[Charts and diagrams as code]
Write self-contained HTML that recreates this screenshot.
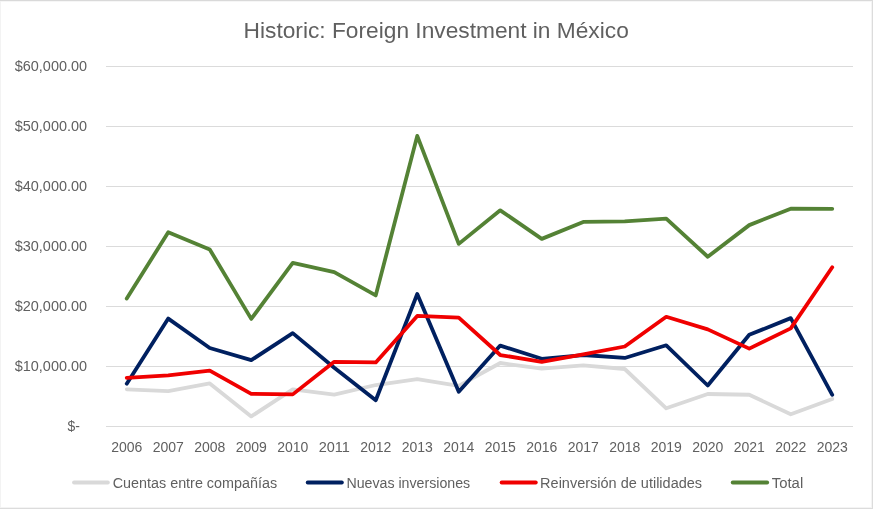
<!DOCTYPE html>
<html><head><meta charset="utf-8"><title>Historic: Foreign Investment in México</title>
<style>
html,body{margin:0;padding:0;background:#fff;}
body{width:873px;height:510px;overflow:hidden;}
svg{display:block;will-change:transform;}
text{font-family:"Liberation Sans",sans-serif;fill:#606060;}
.ln{fill:none;stroke-linejoin:round;stroke-linecap:round;}
</style></head><body>
<svg width="873" height="510" viewBox="0 0 873 510">
<rect x="0" y="1" width="873" height="1" fill="#f6f6f6"/>
<rect x="871" y="0" width="1" height="509" fill="#f4f4f4"/>
<rect x="0" y="507" width="873" height="1" fill="#f4f4f4"/>
<rect x="0" y="0" width="1" height="509" fill="#f3f3f3"/>
<rect x="0" y="0" width="873" height="1" fill="#d9d9d9"/>
<rect x="872" y="0" width="1" height="509" fill="#dcdcdc"/>
<rect x="0" y="508" width="873" height="1" fill="#dcdcdc"/>
<rect x="106" y="66" width="747" height="1" fill="#dbdbdb"/>
<rect x="106" y="126" width="747" height="1" fill="#dbdbdb"/>
<rect x="106" y="186" width="747" height="1" fill="#dbdbdb"/>
<rect x="106" y="246" width="747" height="1" fill="#dbdbdb"/>
<rect x="106" y="306" width="747" height="1" fill="#dbdbdb"/>
<rect x="106" y="366" width="747" height="1" fill="#dbdbdb"/>
<rect x="106" y="426" width="747" height="1" fill="#dbdbdb"/>
<text x="243.6" y="37.7" font-size="22.5" textLength="385.2" lengthAdjust="spacingAndGlyphs">Historic: Foreign Investment in México</text>
<text x="14.7" y="71.2" font-size="14" textLength="72.4" lengthAdjust="spacingAndGlyphs">$60,000.00</text>
<text x="14.7" y="131.2" font-size="14" textLength="72.4" lengthAdjust="spacingAndGlyphs">$50,000.00</text>
<text x="14.7" y="191.2" font-size="14" textLength="72.4" lengthAdjust="spacingAndGlyphs">$40,000.00</text>
<text x="14.7" y="251.2" font-size="14" textLength="72.4" lengthAdjust="spacingAndGlyphs">$30,000.00</text>
<text x="14.7" y="311.2" font-size="14" textLength="72.4" lengthAdjust="spacingAndGlyphs">$20,000.00</text>
<text x="14.7" y="371.2" font-size="14" textLength="72.4" lengthAdjust="spacingAndGlyphs">$10,000.00</text>
<text x="67.6" y="431.2" font-size="14" textLength="12.4" lengthAdjust="spacingAndGlyphs">$-</text>
<text x="111.15" y="451.5" font-size="14" textLength="31.2" lengthAdjust="spacingAndGlyphs">2006</text>
<text x="152.65" y="451.5" font-size="14" textLength="31.2" lengthAdjust="spacingAndGlyphs">2007</text>
<text x="194.15" y="451.5" font-size="14" textLength="31.2" lengthAdjust="spacingAndGlyphs">2008</text>
<text x="235.65" y="451.5" font-size="14" textLength="31.2" lengthAdjust="spacingAndGlyphs">2009</text>
<text x="277.15" y="451.5" font-size="14" textLength="31.2" lengthAdjust="spacingAndGlyphs">2010</text>
<text x="318.65" y="451.5" font-size="14" textLength="31.2" lengthAdjust="spacingAndGlyphs">2011</text>
<text x="360.15" y="451.5" font-size="14" textLength="31.2" lengthAdjust="spacingAndGlyphs">2012</text>
<text x="401.65" y="451.5" font-size="14" textLength="31.2" lengthAdjust="spacingAndGlyphs">2013</text>
<text x="443.15" y="451.5" font-size="14" textLength="31.2" lengthAdjust="spacingAndGlyphs">2014</text>
<text x="484.65" y="451.5" font-size="14" textLength="31.2" lengthAdjust="spacingAndGlyphs">2015</text>
<text x="526.15" y="451.5" font-size="14" textLength="31.2" lengthAdjust="spacingAndGlyphs">2016</text>
<text x="567.65" y="451.5" font-size="14" textLength="31.2" lengthAdjust="spacingAndGlyphs">2017</text>
<text x="609.15" y="451.5" font-size="14" textLength="31.2" lengthAdjust="spacingAndGlyphs">2018</text>
<text x="650.65" y="451.5" font-size="14" textLength="31.2" lengthAdjust="spacingAndGlyphs">2019</text>
<text x="692.15" y="451.5" font-size="14" textLength="31.2" lengthAdjust="spacingAndGlyphs">2020</text>
<text x="733.65" y="451.5" font-size="14" textLength="31.2" lengthAdjust="spacingAndGlyphs">2021</text>
<text x="775.15" y="451.5" font-size="14" textLength="31.2" lengthAdjust="spacingAndGlyphs">2022</text>
<text x="816.65" y="451.5" font-size="14" textLength="31.2" lengthAdjust="spacingAndGlyphs">2023</text>
<polyline class="ln" stroke="#d9d9d9" stroke-width="3.8" points="126.75,389.28 168.25,391.08 209.75,383.40 251.25,416.40 292.75,389.40 334.25,394.68 375.75,385.02 417.25,379.14 458.75,385.92 500.25,363.00 541.75,368.70 583.25,365.28 624.75,369.00 666.25,408.30 707.75,394.02 749.25,394.74 790.75,414.30 832.25,399.00"/>
<polyline class="ln" stroke="#002060" stroke-width="3.8" points="126.75,383.70 168.25,318.60 209.75,348.00 251.25,360.18 292.75,333.12 334.25,367.80 375.75,400.20 417.25,294.00 458.75,391.68 500.25,345.60 541.75,358.80 583.25,355.02 624.75,357.96 666.25,345.30 707.75,385.50 749.25,334.80 790.75,318.12 832.25,394.80"/>
<polyline class="ln" stroke="#f00000" stroke-width="3.8" points="126.75,377.82 168.25,375.30 209.75,370.68 251.25,393.90 292.75,394.38 334.25,361.80 375.75,362.40 417.25,315.90 458.75,317.64 500.25,355.02 541.75,361.80 583.25,354.42 624.75,346.50 666.25,316.80 707.75,329.40 749.25,348.60 790.75,328.38 832.25,267.30"/>
<polyline class="ln" stroke="#548235" stroke-width="3.8" points="126.75,298.60 168.25,232.20 209.75,249.42 251.25,318.90 292.75,262.87 334.25,272.21 375.75,295.39 417.25,135.88 458.75,243.89 500.25,210.34 541.75,238.87 583.25,221.90 624.75,221.40 666.25,218.54 707.75,256.76 749.25,225.12 790.75,208.71 832.25,208.80"/>
<line class="ln" x1="74.0" y1="482.5" x2="107.9" y2="482.5" stroke="#d9d9d9" stroke-width="3.8"/>
<text x="112.7" y="487.8" font-size="14" textLength="164.4" lengthAdjust="spacingAndGlyphs">Cuentas entre compañías</text>
<line class="ln" x1="307.7" y1="482.5" x2="341.9" y2="482.5" stroke="#002060" stroke-width="3.8"/>
<text x="346.4" y="487.8" font-size="14" textLength="123.8" lengthAdjust="spacingAndGlyphs">Nuevas inversiones</text>
<line class="ln" x1="501.6" y1="482.5" x2="535.8" y2="482.5" stroke="#f00000" stroke-width="3.8"/>
<text x="540.1" y="487.8" font-size="14" textLength="162.0" lengthAdjust="spacingAndGlyphs">Reinversión de utilidades</text>
<line class="ln" x1="732.7" y1="482.5" x2="767.2" y2="482.5" stroke="#548235" stroke-width="3.8"/>
<text x="771.8" y="487.8" font-size="14" textLength="31.4" lengthAdjust="spacingAndGlyphs">Total</text>
</svg>
</body></html>
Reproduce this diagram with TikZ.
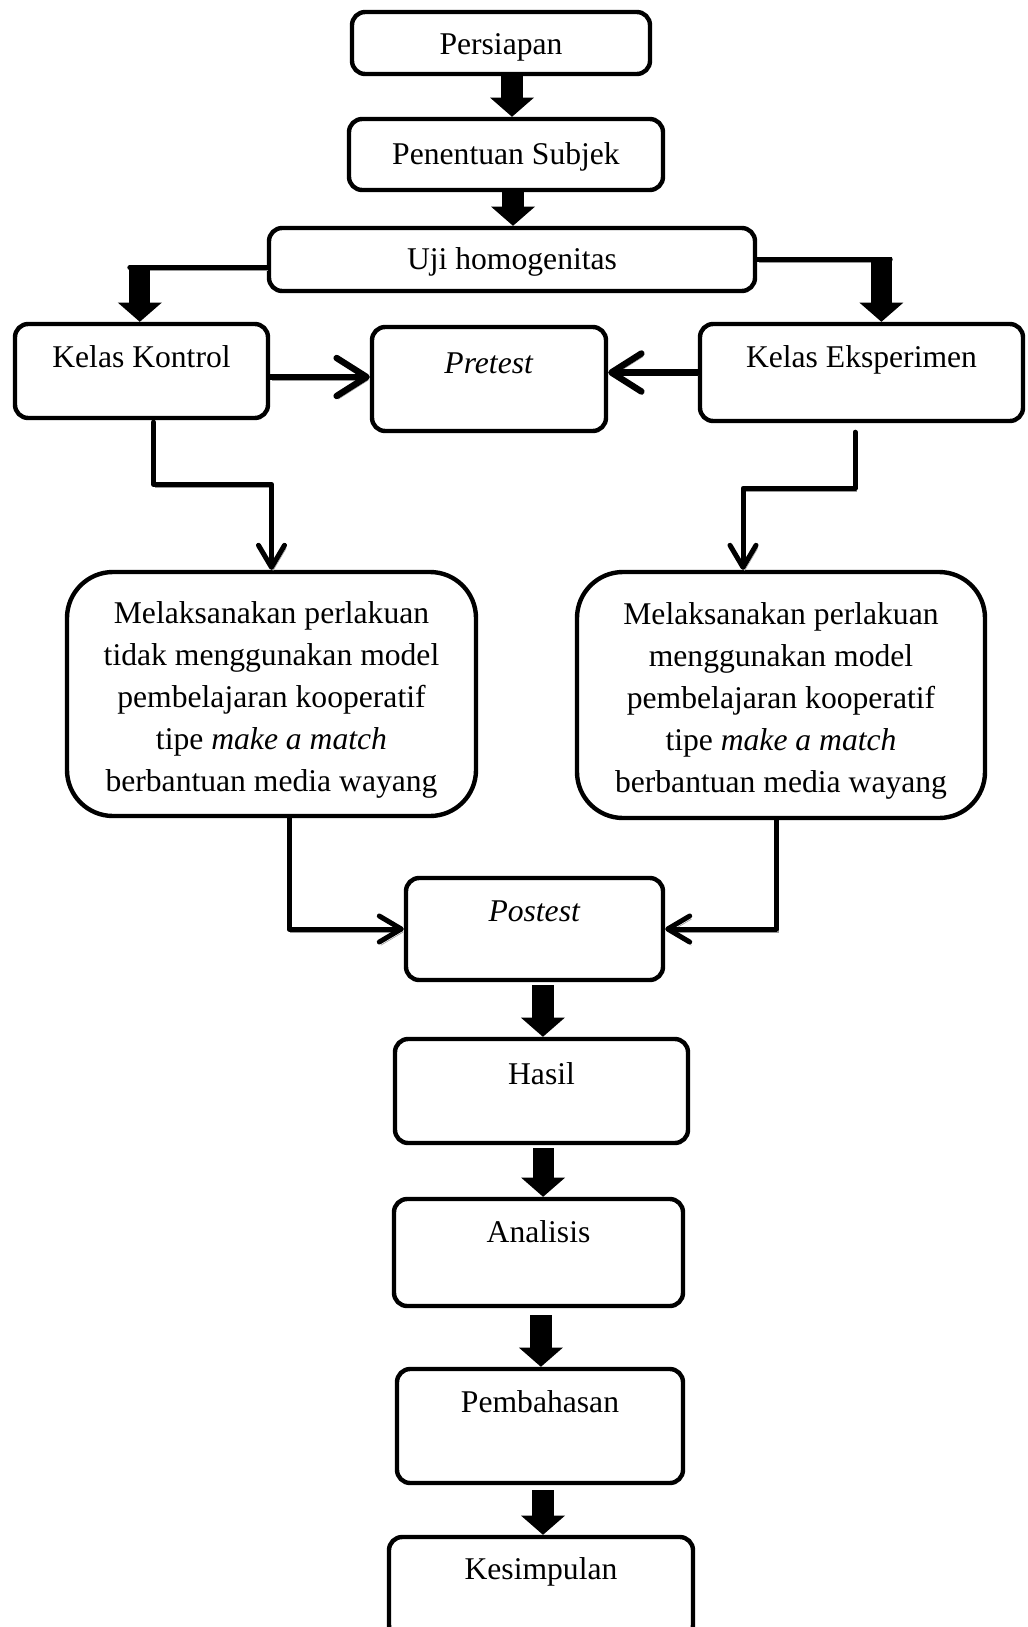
\documentclass[tikz,border=0pt]{standalone}
\usepackage{fontspec}
\setmainfont{Liberation Serif}
\usepackage{tikz}
\usetikzlibrary{arrows.meta, positioning, calc}
\tikzstyle{box} = [draw, line width=0.11cm, rounded corners=0.33cm, inner sep=0pt]
\tikzstyle{bigbox} = [draw, line width=0.11cm, rounded corners=1.15cm, inner sep=0pt]
\tikzstyle{txt} = [font=\fontsize{22.5}{29.9}\selectfont, align=center, inner sep=0pt]
\tikzstyle{shade} = [preaction={draw=black!40, transform canvas={shift={(0.04cm,-0.08cm)}}}]
\tikzstyle{link} = [line width=0.125cm, line cap=round, line join=round, shade]
\tikzstyle{openhead} = [link, line width=0.16cm, -{Straight Barb[length=0.75cm, width=0.95cm, round]}]
\tikzstyle{thinarrow} = [link, -{Straight Barb[length=0.55cm, width=0.65cm, round]}]
\tikzstyle{block} = [line width=0.53cm, -{Triangle[length=0.48cm, width=1.1cm, line width=0pt]}]

\begin{document}
\begin{tikzpicture}
\useasboundingbox (0,0) rectangle (25.675,-40.675);

% Top column
\node[box, minimum width=7.45cm, minimum height=1.55cm] (persiapan) at (12.525,-1.075) {};
\node[txt, anchor=base] at ([yshift=-1.125cm]persiapan.north) {Persiapan};

\node[box, minimum width=7.85cm, minimum height=1.775cm] (penentuan) at (12.65,-3.8625) {};
\node[txt, anchor=base] at ([yshift=-1.2cm]penentuan.north) {Penentuan Subjek};

\node[box, minimum width=12.15cm, minimum height=1.575cm] (uji) at (12.8,-6.4875) {};
\node[txt, anchor=base] at ([yshift=-1.1cm]uji.north) {Uji homogenitas};

% Classes and pretest
\node[box, minimum width=6.325cm, minimum height=2.35cm] (kontrol) at (3.5375,-9.275) {};
\node[txt, anchor=base] at ([yshift=-1.15cm]kontrol.north) {Kelas Kontrol};

\node[box, minimum width=5.85cm, minimum height=2.6cm] (pretest) at (12.225,-9.475) {};
\node[txt, anchor=base] at ([yshift=-1.225cm]pretest.north) {\textit{Pretest}};

\node[box, minimum width=8.075cm, minimum height=2.425cm] (eksp) at (21.5375,-9.3125) {};
\node[txt, anchor=base] at ([yshift=-1.15cm]eksp.north) {Kelas Eksperimen};

% Treatments
\node[bigbox, minimum width=10.225cm, minimum height=6.1cm] (perlK) at (6.7875,-17.35) {};
\node[txt] at ([yshift=-0.14cm]perlK.center) {Melaksanakan perlakuan\\tidak menggunakan model\\pembelajaran kooperatif\\tipe \textit{make a match}\\berbantuan media wayang};

\node[bigbox, minimum width=10.2cm, minimum height=6.15cm] (perlE) at (19.525,-17.375) {};
\node[txt] at ([yshift=-0.14cm]perlE.center) {Melaksanakan perlakuan\\menggunakan model\\pembelajaran kooperatif\\tipe \textit{make a match}\\berbantuan media wayang};

% Bottom column
\node[box, minimum width=6.425cm, minimum height=2.55cm] (postest) at (13.3625,-23.225) {};
\node[txt, anchor=base] at ([yshift=-1.15cm]postest.north) {\textit{Postest}};

\node[box, minimum width=7.325cm, minimum height=2.6cm] (hasil) at (13.5375,-27.275) {};
\node[txt, anchor=base] at ([yshift=-1.2cm]hasil.north) {Hasil};

\node[box, minimum width=7.225cm, minimum height=2.675cm] (analisis) at (13.4625,-31.3125) {};
\node[txt, anchor=base] at ([yshift=-1.15cm]analisis.north) {Analisis};

\node[box, minimum width=7.15cm, minimum height=2.85cm] (pembahasan) at (13.5,-35.65) {};
\node[txt, anchor=base] at ([yshift=-1.15cm]pembahasan.north) {Pembahasan};

\node[box, minimum width=7.6cm, minimum height=2.525cm] (kesimpulan) at (13.525,-39.6875) {};
\node[txt, anchor=base] at ([yshift=-1.125cm]kesimpulan.north) {Kesimpulan};

% Block arrows
\draw[block] (persiapan.south) ++(0.275,0) coordinate (b1) -- (b1 |- penentuan.north);
\draw[block] (penentuan.south) ++(0.175,0) coordinate (b2) -- (b2 |- uji.north);

\draw[link] ([yshift=-0.2cm]uji.west) -- ++(-3.425,0) coordinate (ujiK);
\draw[block] (ujiK) ++(0.25,0.06) coordinate (k1) -- (k1 |- kontrol.north);
\draw[link] (uji.east) -- ++(3.325,0) coordinate (ujiE);
\draw[block] (ujiE) ++(-0.22,0.06) coordinate (e1) -- (e1 |- eksp.north);

% Into pretest
\draw[openhead] ([yshift=-0.15cm]kontrol.east) coordinate (kp) -- (kp -| pretest.west);
\draw[openhead] (eksp.west) -- (eksp.west -| pretest.east);

% Into treatments
\draw[thinarrow] ([xshift=0.3cm]kontrol.south) ++(0,-0.05) -- ++(0,-1.55) -| (perlK.north);
\draw[thinarrow] ([xshift=-0.16cm]eksp.south) ++(0,-0.225) -- ++(0,-1.4) -| ([xshift=-0.95cm]perlE.north);

% Into postest
\draw[thinarrow] ([xshift=0.44cm]perlK.south) |- (postest.west);
\draw[thinarrow] ([xshift=-0.12cm]perlE.south) |- (postest.east);

\draw[block] (postest.south) ++(0.21,-0.075) coordinate (b3) -- (b3 |- hasil.north);
\draw[block] (hasil.south) ++(0.04,-0.075) coordinate (b4) -- (b4 |- analisis.north);
\draw[block] (analisis.south) ++(0.06,-0.175) coordinate (b5) -- (b5 |- pembahasan.north);
\draw[block] (pembahasan.south) ++(0.075,-0.125) coordinate (b6) -- (b6 |- kesimpulan.north);
\end{tikzpicture}
\end{document}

AIM: Keep to the lines above from the line with "Reproduce this diagram with TikZ." to the line with "(0,0) rectangle (25.675,-40.675);", and set down exactly those, inclusive, with nothing else and every picture left out.

ANSWER FOR THIS EXERCISE:
Reproduce this diagram with TikZ.
\documentclass[tikz,border=0pt]{standalone}
\usepackage{fontspec}
\setmainfont{Liberation Serif}
\usepackage{tikz}
\usetikzlibrary{arrows.meta, positioning, calc}
\tikzstyle{box} = [draw, line width=0.11cm, rounded corners=0.33cm, inner sep=0pt]
\tikzstyle{bigbox} = [draw, line width=0.11cm, rounded corners=1.15cm, inner sep=0pt]
\tikzstyle{txt} = [font=\fontsize{22.5}{29.9}\selectfont, align=center, inner sep=0pt]
\tikzstyle{shade} = [preaction={draw=black!40, transform canvas={shift={(0.04cm,-0.08cm)}}}]
\tikzstyle{link} = [line width=0.125cm, line cap=round, line join=round, shade]
\tikzstyle{openhead} = [link, line width=0.16cm, -{Straight Barb[length=0.75cm, width=0.95cm, round]}]
\tikzstyle{thinarrow} = [link, -{Straight Barb[length=0.55cm, width=0.65cm, round]}]
\tikzstyle{block} = [line width=0.53cm, -{Triangle[length=0.48cm, width=1.1cm, line width=0pt]}]

\begin{document}
\begin{tikzpicture}
\useasboundingbox (0,0) rectangle (25.675,-40.675);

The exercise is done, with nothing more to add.